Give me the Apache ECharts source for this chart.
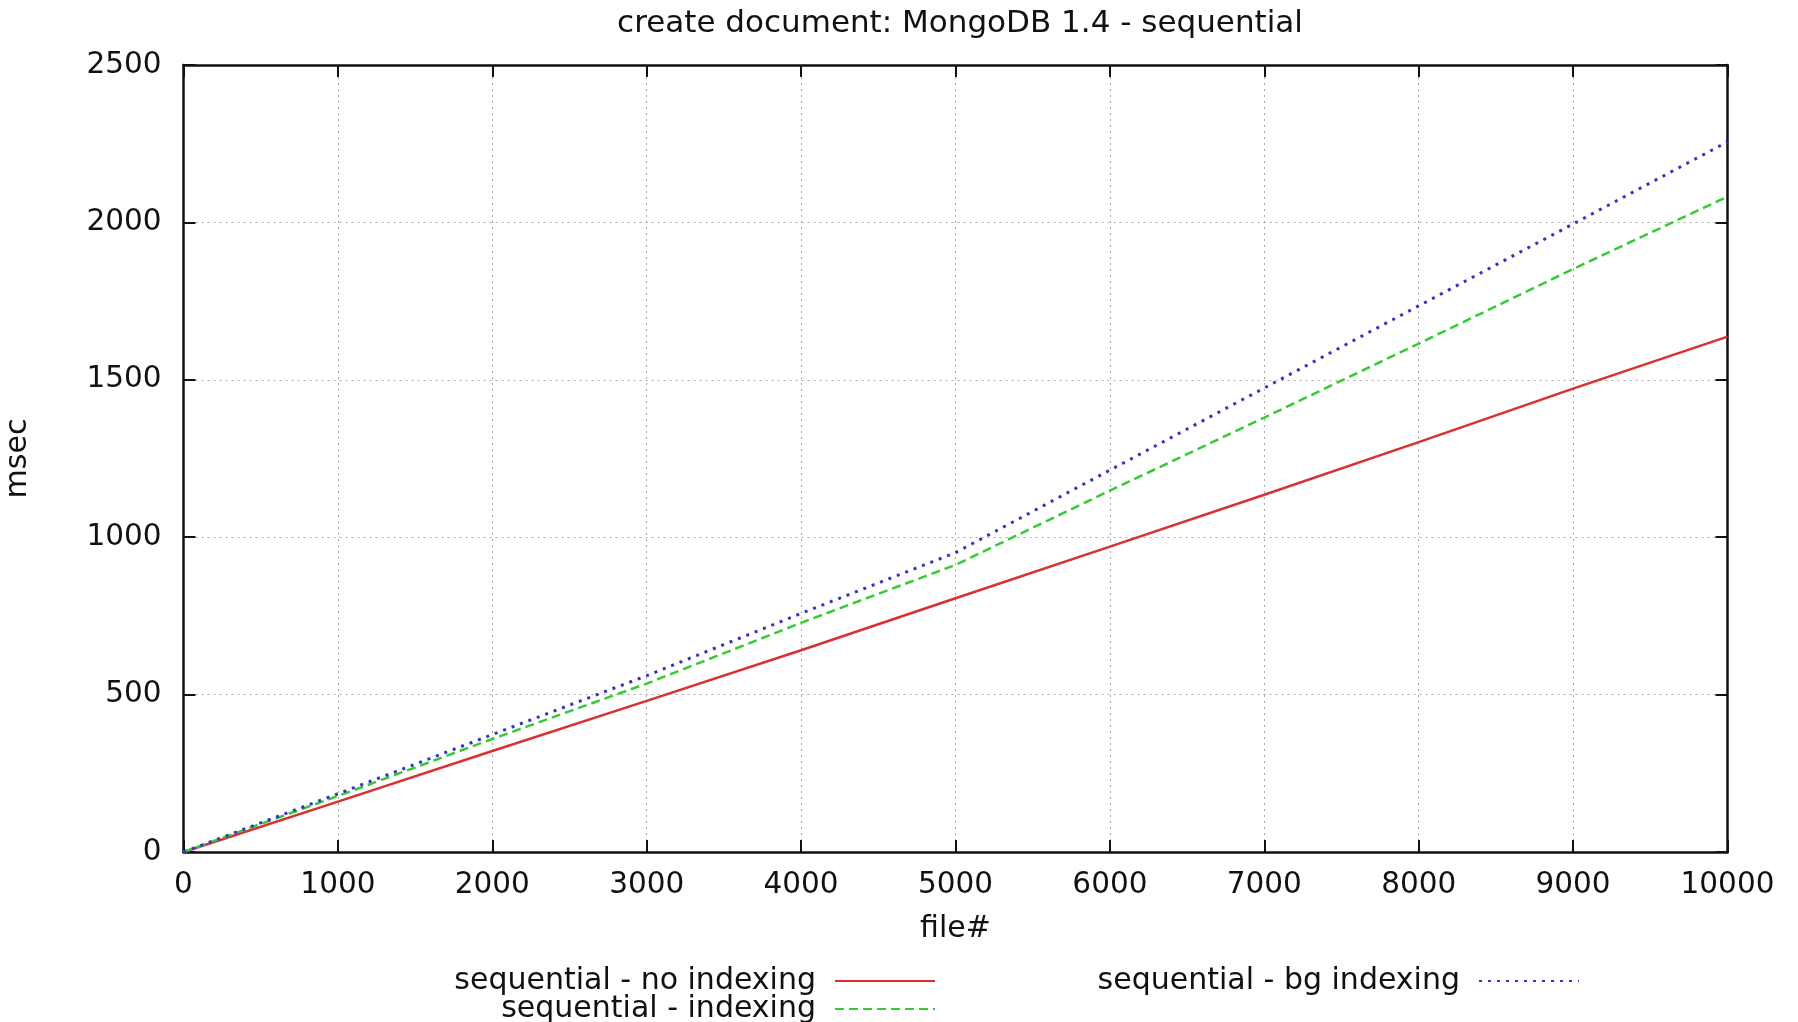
<!DOCTYPE html>
<html>
<head>
<meta charset="utf-8">
<script src="https://cdn.jsdelivr.net/npm/echarts@6/dist/echarts.min.js"></script>
<style>
html,body{margin:0;padding:0;background:#fff;}
#chart{width:1798px;height:1022px;}
</style>
</head>
<body>
<div id="chart"></div>
<script>
const fileNums = [0, 1000, 2000, 3000, 4000, 5000, 6000, 7000, 8000, 9000, 10000];
const noIndexing = [0, 160, 321, 480, 641, 806, 970, 1135, 1302, 1472, 1637];
const indexing = [0, 178, 359, 535, 728, 912, 1148, 1380, 1615, 1852, 2082];
const bgIndexing = [0, 185, 373, 560, 758, 951, 1213, 1474, 1735, 1995, 2256];
const seriesNames = ['sequential - no indexing', 'sequential - indexing', 'sequential - bg indexing'];
const titleText = 'create document: MongoDB 1.4 - sequential';
const xName = 'file#';
const yName = 'msec';

const FONT = 'DejaVu Sans';
const chart = echarts.init(document.getElementById('chart'), null, {renderer: 'canvas'});

function pairs(ys) { return fileNums.map((x, i) => [x, ys[i]]); }

const gridLine = {show: true, lineStyle: {color: '#a8a8a8', type: [2, 4], width: 1}};
const axisLabelStyle = {fontFamily: FONT, fontSize: 29.5, color: '#111', formatter: v => String(v)};
const tickStyle = {show: true, inside: true, length: 12, lineStyle: {color: '#111', width: 2}};
const axisLineStyle = {show: true, onZero: false, lineStyle: {color: '#111', width: 2.5}};
const legendText = {fontFamily: FONT, fontSize: 30, color: '#111', padding: [0, 14, 0, 0]};

function legendFor(name, right, top) {
  return {
    data: [name], orient: 'horizontal', align: 'right', right: right, top: top,
    itemWidth: 100, itemHeight: 14, padding: 0,
    itemStyle: {opacity: 0},
    textStyle: legendText
  };
}

chart.setOption({
  animation: false,
  backgroundColor: '#fff',
  title: {
    text: titleText, left: 955, top: 3, textAlign: 'center',
    textStyle: {fontFamily: FONT, fontSize: 31, fontWeight: 'normal', color: '#111'}
  },
  grid: {left: 183.5, top: 65, width: 1544, height: 787, containLabel: false, outerBoundsMode: 'none'},
  xAxis: [{
    type: 'value', min: 0, max: 10000, interval: 1000,
    name: xName, nameLocation: 'middle', nameGap: 62,
    nameTextStyle: {fontFamily: FONT, fontSize: 30, color: '#111'},
    axisLine: axisLineStyle,
    axisTick: tickStyle,
    axisLabel: Object.assign({margin: 18}, axisLabelStyle),
    splitLine: gridLine
  }, {
    type: 'value', min: 0, max: 10000, interval: 1000, position: 'top',
    axisLine: axisLineStyle, axisTick: tickStyle,
    axisLabel: {show: false}, splitLine: {show: false}
  }],
  yAxis: [{
    type: 'value', min: 0, max: 2500, interval: 500,
    name: yName, nameLocation: 'middle', nameGap: 150, nameRotate: 90,
    nameTextStyle: {fontFamily: FONT, fontSize: 30, color: '#111'},
    axisLine: axisLineStyle,
    axisTick: tickStyle,
    axisLabel: Object.assign({margin: 22}, axisLabelStyle),
    splitLine: gridLine
  }, {
    type: 'value', min: 0, max: 2500, interval: 500, position: 'right',
    axisLine: axisLineStyle, axisTick: tickStyle,
    axisLabel: {show: false}, splitLine: {show: false}
  }],
  legend: [
    legendFor(seriesNames[0], 1798 - 936, 966),
    legendFor(seriesNames[1], 1798 - 936, 994),
    legendFor(seriesNames[2], 1798 - 1580, 966)
  ],
  series: [{
    name: seriesNames[0], type: 'line', data: pairs(noIndexing), showSymbol: false, symbol: 'none',
    lineStyle: {color: '#dc2f2f', width: 2.5, type: 'solid'}, itemStyle: {color: '#dc2f2f'}
  }, {
    name: seriesNames[1], type: 'line', data: pairs(indexing), showSymbol: false, symbol: 'none',
    lineStyle: {color: '#33cc33', width: 2.5, type: [9, 5]}, itemStyle: {color: '#33cc33'}
  }, {
    name: seriesNames[2], type: 'line', data: pairs(bgIndexing), showSymbol: false, symbol: 'none',
    lineStyle: {color: '#3333cc', width: 3, type: [3, 6]}, itemStyle: {color: '#3333cc'}
  }]
});
</script>
</body>
</html>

OBJECTIVE: All of the material above should be reproduced exactly, except the pictures.

RESULT OF THIS EXERCISE:
Give me the Apache ECharts source for this chart.
<!DOCTYPE html>
<html>
<head>
<meta charset="utf-8">
<script src="https://cdn.jsdelivr.net/npm/echarts@6/dist/echarts.min.js"></script>
<style>
html,body{margin:0;padding:0;background:#fff;}
#chart{width:1798px;height:1022px;}
</style>
</head>
<body>
<div id="chart"></div>
<script>
const fileNums = [0, 1000, 2000, 3000, 4000, 5000, 6000, 7000, 8000, 9000, 10000];
const noIndexing = [0, 160, 321, 480, 641, 806, 970, 1135, 1302, 1472, 1637];
const indexing = [0, 178, 359, 535, 728, 912, 1148, 1380, 1615, 1852, 2082];
const bgIndexing = [0, 185, 373, 560, 758, 951, 1213, 1474, 1735, 1995, 2256];
const seriesNames = ['sequential - no indexing', 'sequential - indexing', 'sequential - bg indexing'];
const titleText = 'create document: MongoDB 1.4 - sequential';
const xName = 'file#';
const yName = 'msec';

const FONT = 'DejaVu Sans';
const chart = echarts.init(document.getElementById('chart'), null, {renderer: 'canvas'});

function pairs(ys) { return fileNums.map((x, i) => [x, ys[i]]); }

const gridLine = {show: true, lineStyle: {color: '#a8a8a8', type: [2, 4], width: 1}};
const axisLabelStyle = {fontFamily: FONT, fontSize: 29.5, color: '#111', formatter: v => String(v)};
const tickStyle = {show: true, inside: true, length: 12, lineStyle: {color: '#111', width: 2}};
const axisLineStyle = {show: true, onZero: false, lineStyle: {color: '#111', width: 2.5}};
const legendText = {fontFamily: FONT, fontSize: 30, color: '#111', padding: [0, 14, 0, 0]};

function legendFor(name, right, top) {
  return {
    data: [name], orient: 'horizontal', align: 'right', right: right, top: top,
    itemWidth: 100, itemHeight: 14, padding: 0,
    itemStyle: {opacity: 0},
    textStyle: legendText
  };
}

chart.setOption({
  animation: false,
  backgroundColor: '#fff',
  title: {
    text: titleText, left: 955, top: 3, textAlign: 'center',
    textStyle: {fontFamily: FONT, fontSize: 31, fontWeight: 'normal', color: '#111'}
  },
  grid: {left: 183.5, top: 65, width: 1544, height: 787, containLabel: false, outerBoundsMode: 'none'},
  xAxis: [{
    type: 'value', min: 0, max: 10000, interval: 1000,
    name: xName, nameLocation: 'middle', nameGap: 62,
    nameTextStyle: {fontFamily: FONT, fontSize: 30, color: '#111'},
    axisLine: axisLineStyle,
    axisTick: tickStyle,
    axisLabel: Object.assign({margin: 18}, axisLabelStyle),
    splitLine: gridLine
  }, {
    type: 'value', min: 0, max: 10000, interval: 1000, position: 'top',
    axisLine: axisLineStyle, axisTick: tickStyle,
    axisLabel: {show: false}, splitLine: {show: false}
  }],
  yAxis: [{
    type: 'value', min: 0, max: 2500, interval: 500,
    name: yName, nameLocation: 'middle', nameGap: 150, nameRotate: 90,
    nameTextStyle: {fontFamily: FONT, fontSize: 30, color: '#111'},
    axisLine: axisLineStyle,
    axisTick: tickStyle,
    axisLabel: Object.assign({margin: 22}, axisLabelStyle),
    splitLine: gridLine
  }, {
    type: 'value', min: 0, max: 2500, interval: 500, position: 'right',
    axisLine: axisLineStyle, axisTick: tickStyle,
    axisLabel: {show: false}, splitLine: {show: false}
  }],
  legend: [
    legendFor(seriesNames[0], 1798 - 936, 966),
    legendFor(seriesNames[1], 1798 - 936, 994),
    legendFor(seriesNames[2], 1798 - 1580, 966)
  ],
  series: [{
    name: seriesNames[0], type: 'line', data: pairs(noIndexing), showSymbol: false, symbol: 'none',
    lineStyle: {color: '#dc2f2f', width: 2.5, type: 'solid'}, itemStyle: {color: '#dc2f2f'}
  }, {
    name: seriesNames[1], type: 'line', data: pairs(indexing), showSymbol: false, symbol: 'none',
    lineStyle: {color: '#33cc33', width: 2.5, type: [9, 5]}, itemStyle: {color: '#33cc33'}
  }, {
    name: seriesNames[2], type: 'line', data: pairs(bgIndexing), showSymbol: false, symbol: 'none',
    lineStyle: {color: '#3333cc', width: 3, type: [3, 6]}, itemStyle: {color: '#3333cc'}
  }]
});
</script>
</body>
</html>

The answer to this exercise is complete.